Translated by Lydia Davis
New Directions ($19.95)
by David Wiley
Marcel Proust, author of the world’s longest and perhaps greatest novel, In Search of Lost Time, was a near-invalid who sequestered himself during most of his masterwork’s composition inside a cork-lined, shuttered bedroom, banishing pollen, noise, sunlight, people, and everything else in the world other than his own voluminous memories. Stories of his reclusiveness have become so legendary and proverbial that inside views of his life—such as his housekeeper Céleste Albaret’s profoundly illuminating memoir, Monsieur Proust—read like gospel to pilgrims in search of more shards of the true Proust. He didn’t write any memoirs himself, unless you count his roman à clef as a memoir, but his epic correspondence forms a kind of double mirror to his endlessly refracting novel. Thus, when any new artifacts documenting this monster of neurotic hermeticism come to light, it’s like the discovery of the Dead Sea Scrolls in the caves of Qumran. The latest discovery of twenty-six of his letters to his upstairs neighbor, written over a decade during the composition of In Search of Lost Time, will delight any Proustian and will tide the faithful over until new relics come to light.
An American dentist named Charles Williams lived and worked in the flat just above Proust’s—a nightmare for any sensitive person, let alone one who only slept during the day—and nearly all of the letters in this volume are hilariously labyrinthine requests for quiet. Three are addressed to Dr. Williams himself, while the twenty-three others are addressed to his wife, Marie, who like Proust also had ongoing health problems and whose sensitivity and intelligence very slowly made their mark on her complaining neighbor’s empathy. Some of these letters are simply ingenious in how they wend their way toward their true purpose—quiet, please!—but Proust couldn’t help becoming connected to his fellow sufferer upstairs. Although he almost never actually came into contact with her, he nonetheless gave much of himself to her, and he received perhaps just as much in return. Responding to a letter she wrote to him while she was on vacation, he revels in her perceptive descriptions and reflects his own crepuscular experience right back at her:
You, with your pictorial and sunlit words, have brought color and light into my closed room. Your health has improved you tell me, and your life become more beautiful. I feel great joy over this. I cannot say the same for myself. My solitude has become even more profound, and I know nothing of the sun but what your letter tells me.

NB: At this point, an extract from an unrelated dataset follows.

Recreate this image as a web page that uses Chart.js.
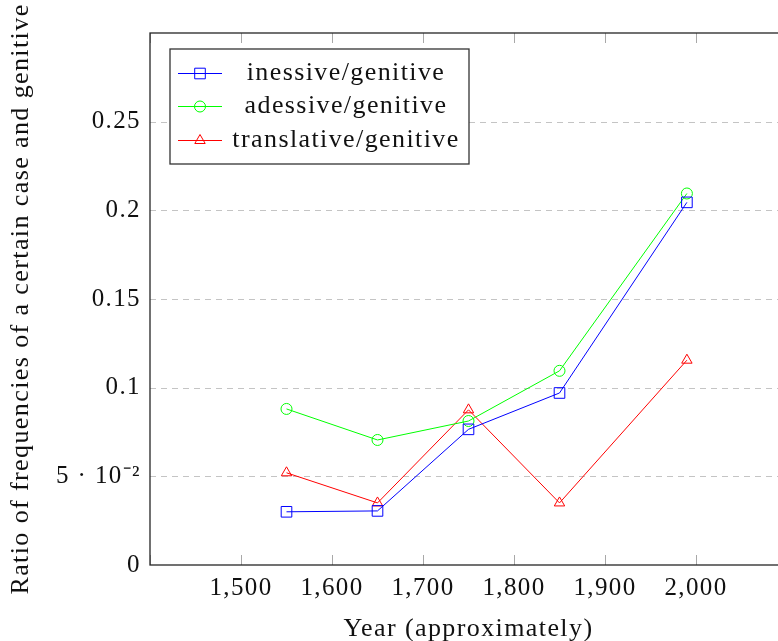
<!DOCTYPE html>
<html>
<head>
<meta charset="utf-8">
<script src="https://cdn.jsdelivr.net/npm/chart.js@4/dist/chart.umd.min.js"></script>
<style>
  html, body { margin: 0; padding: 0; background: #fff; overflow: hidden; }
  #wrap { position: relative; width: 800px; height: 641px; }
</style>
</head>
<body>
<div id="wrap"><canvas id="c"></canvas></div>
<script>
// Данные
const years = [1550, 1650, 1750, 1850, 1990];
const inessive = [0.030, 0.0305, 0.0765, 0.097, 0.2045];
const adessive = [0.088, 0.0705, 0.0812, 0.1095, 0.2095];
const translative = [0.052, 0.035, 0.0875, 0.035, 0.1155];
const seriesLabels = ['inessive/genitive', 'adessive/genitive', 'translative/genitive'];

const FONT = 'Liberation Serif';
const SPACING = '1.4px';

function toPoints(ys) {
    return years.map((x, i) => ({ x: x, y: ys[i] }));
}

// Разрядка букв, чтобы ширина текста была ближе к Computer Modern
const spacingPlugin = {
    id: 'spacing',
    beforeLayout(chart) { chart.ctx.letterSpacing = SPACING; },
    beforeDraw(chart) { chart.ctx.letterSpacing = SPACING; }
};

// Рамка, пунктирная сетка и внутренние засечки как в pgfplots
const framePlugin = {
    id: 'frame',
    beforeDatasetsDraw(chart) {
        const { ctx, chartArea: a, scales } = chart;
        ctx.save();
        // сетка по y
        ctx.strokeStyle = '#c4c4c4';
        ctx.lineWidth = 1;
        ctx.setLineDash([6, 5]);
        scales.y.ticks.forEach(t => {
            if (t.value <= 0 || t.value >= 0.3) return;
            const y = Math.round(scales.y.getPixelForValue(t.value)) + 0.5;
            ctx.beginPath();
            ctx.moveTo(a.left, y);
            ctx.lineTo(a.right, y);
            ctx.stroke();
        });
        ctx.setLineDash([]);
        // засечки по x внутрь
        ctx.strokeStyle = '#a8a8a8';
        scales.x.ticks.forEach(t => {
            const x = Math.round(scales.x.getPixelForValue(t.value)) + 0.5;
            ctx.beginPath();
            ctx.moveTo(x, a.bottom);
            ctx.lineTo(x, a.bottom - 10);
            ctx.moveTo(x, a.top);
            ctx.lineTo(x, a.top + 10);
            ctx.stroke();
        });
        // рамка
        ctx.strokeStyle = '#262626';
        ctx.lineWidth = 1.3;
        ctx.strokeRect(a.left, a.top, a.right - a.left, a.bottom - a.top);
        ctx.restore();
    }
};

// Легенда внутри области графика
const legendBoxPlugin = {
    id: 'legendBox',
    afterDraw(chart) {
        const ctx = chart.ctx;
        const box = { left: 170, top: 49, width: 299, height: 115 };
        const rowY = [73, 106, 140];
        ctx.save();
        ctx.fillStyle = '#fff';
        ctx.fillRect(box.left, box.top, box.width, box.height);
        ctx.strokeStyle = '#333';
        ctx.lineWidth = 1.3;
        ctx.strokeRect(box.left, box.top, box.width, box.height);
        chart.data.datasets.forEach((ds, i) => {
            const y = rowY[i];
            ctx.strokeStyle = ds.borderColor;
            ctx.fillStyle = 'rgba(0,0,0,0)';
            ctx.lineWidth = 1;
            ctx.beginPath();
            ctx.moveTo(178, y + 0.5);
            ctx.lineTo(222, y + 0.5);
            ctx.stroke();
            Chart.helpers.drawPoint(ctx, {
                pointStyle: ds.pointStyle,
                radius: ds.pointRadius,
                borderWidth: 1,
                rotation: 0
            }, 200, y + 0.5);
            ctx.fillStyle = '#111';
            ctx.font = '26px "' + FONT + '"';
            ctx.letterSpacing = SPACING;
            ctx.textAlign = 'center';
            ctx.textBaseline = 'middle';
            ctx.fillText(ds.label, 346, y);
        });
        ctx.restore();
    }
};

function makeDataset(label, ys, color, style, radius) {
    return {
        label: label,
        data: toPoints(ys),
        borderColor: color,
        backgroundColor: color,
        pointBorderColor: color,
        pointBackgroundColor: 'rgba(0,0,0,0)',
        pointStyle: style,
        pointRadius: radius,
        pointBorderWidth: 1,
        borderWidth: 1,
        tension: 0
    };
}

new Chart(document.getElementById('c'), {
    type: 'line',
    data: {
        datasets: [
            makeDataset(seriesLabels[0], inessive, '#0000ff', 'rect', 7.5),
            makeDataset(seriesLabels[1], adessive, '#00ff00', 'circle', 5.5),
            makeDataset(seriesLabels[2], translative, '#ff0000', 'triangle', 6)
        ]
    },
    options: {
        responsive: true,
        maintainAspectRatio: false,
        animation: false,
        layout: { padding: { top: 33, right: 13, left: 0, bottom: 0 } },
        plugins: {
            legend: { display: false },
            tooltip: { enabled: false }
        },
        scales: {
            x: {
                type: 'linear',
                min: 1400,
                max: 2100,
                grid: { display: false },
                border: { display: false },
                ticks: {
                    stepSize: 100,
                    padding: 0,
                    color: '#111',
                    maxRotation: 0,
                    autoSkip: false,
                    font: { family: FONT, size: 25 },
                    callback: v => (v >= 1500 && v <= 2000) ? v.toLocaleString('en-US') : ''
                },
                title: {
                    display: true,
                    text: 'Year (approximately)',
                    color: '#111',
                    font: { family: FONT, size: 26 },
                    padding: { top: 0, bottom: -4 }
                },
                afterFit: s => { s.height = 76; }
            },
            y: {
                min: 0,
                max: 0.3,
                grid: { display: false },
                border: { display: false },
                ticks: {
                    stepSize: 0.05,
                    padding: 1,
                    color: '#111',
                    font: { family: FONT, size: 25 },
                    callback: v => {
                        const r = Math.round(v * 100) / 100;
                        if (r >= 0.3) return '';
                        if (r === 0.05) return '5 \u00b7 10\u207b\u00b2';
                        return String(r);
                    }
                },
                title: {
                    display: true,
                    text: 'Ratio of frequencies of a certain case and genitive',
                    color: '#111',
                    font: { family: FONT, size: 26 },
                    padding: { top: 6, bottom: 0 }
                },
                afterFit: s => { s.width = 150; }
            }
        }
    },
    plugins: [spacingPlugin, framePlugin, legendBoxPlugin]
});
</script>
</body>
</html>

Gradually recognizing each other’s finely attuned minds, the two eventually began exchanging books—always through intermediaries, despite being a floor apart; in fact, he even sent some of his letters to her via the mail—and early on he began offering her published samples of his ongoing novel, despite his qualms about their level of polish and completion. Sending her magazine excerpts of what eventually became the work’s second and third volumes, he illuminates his expansive method as he subtly impresses her with why she and her husband need to give him the quiet that his labors require:
But will these detached pages give you an idea of the 2nd volume? And the 2nd volume itself doesn’t mean much; it’s the 3rd that casts the light and illuminates the plans of the rest. But when one writes a work in 3 volumes in an age when publishers want only to publish one at a time, one must resign oneself to not being understood, since the ring of keys is not in the same part of the building as the locked doors.
Those Daedalian keys eventually took seven volumes to become almost integrated into the novel’s full ground plan. Proust’s fully articulated vision halted just short of completion when he died eight years later, his revisions and expansions having ballooned the three volumes that he mentions in this 1914 letter into seven nearly perfect halls of mirrors.
Renowned Proust translator Lydia Davis reproduces the author’s idiosyncratic usage and orthography faithfully, mimicking the improvised quality of these dashed-off letters with a slashing verve (this volume’s reproductions of many of the letters attesting to their slapdash nature). The original French editors Estelle Gaudry and Jean-Yves Tadié contribute helpful endnotes, which Davis translates, expands, and emends to great effect, although Davis unfortunately has her hands tied with Proust-biographer Tadié’s labored foreword. Davis’s afterword also indulges in a few too many of her own peccadillos, such as way too much information about what the bank that occupies Proust’s former apartment looks like now. The real magic of her afterword comes in its coda, which tells the story of the grandson of a Norman florist reading extracts from these letters online and subsequently disclosing Proust’s flower-buying habits and etiquette with the Williamses and others, noting the thirty-two times that he visited the shop between 1908 and 1912. Unearthing these intricately revealing records is the true Proustian pursuit, redeeming Davis’s mini-gospel of its few apocryphal lapses and elevating this volume’s host of testamentary material to nearly the level of the letters themselves. A tiny reliquary, this book’s illuminated codex now serves as a minor pilgrimage for all true Proustian communicants.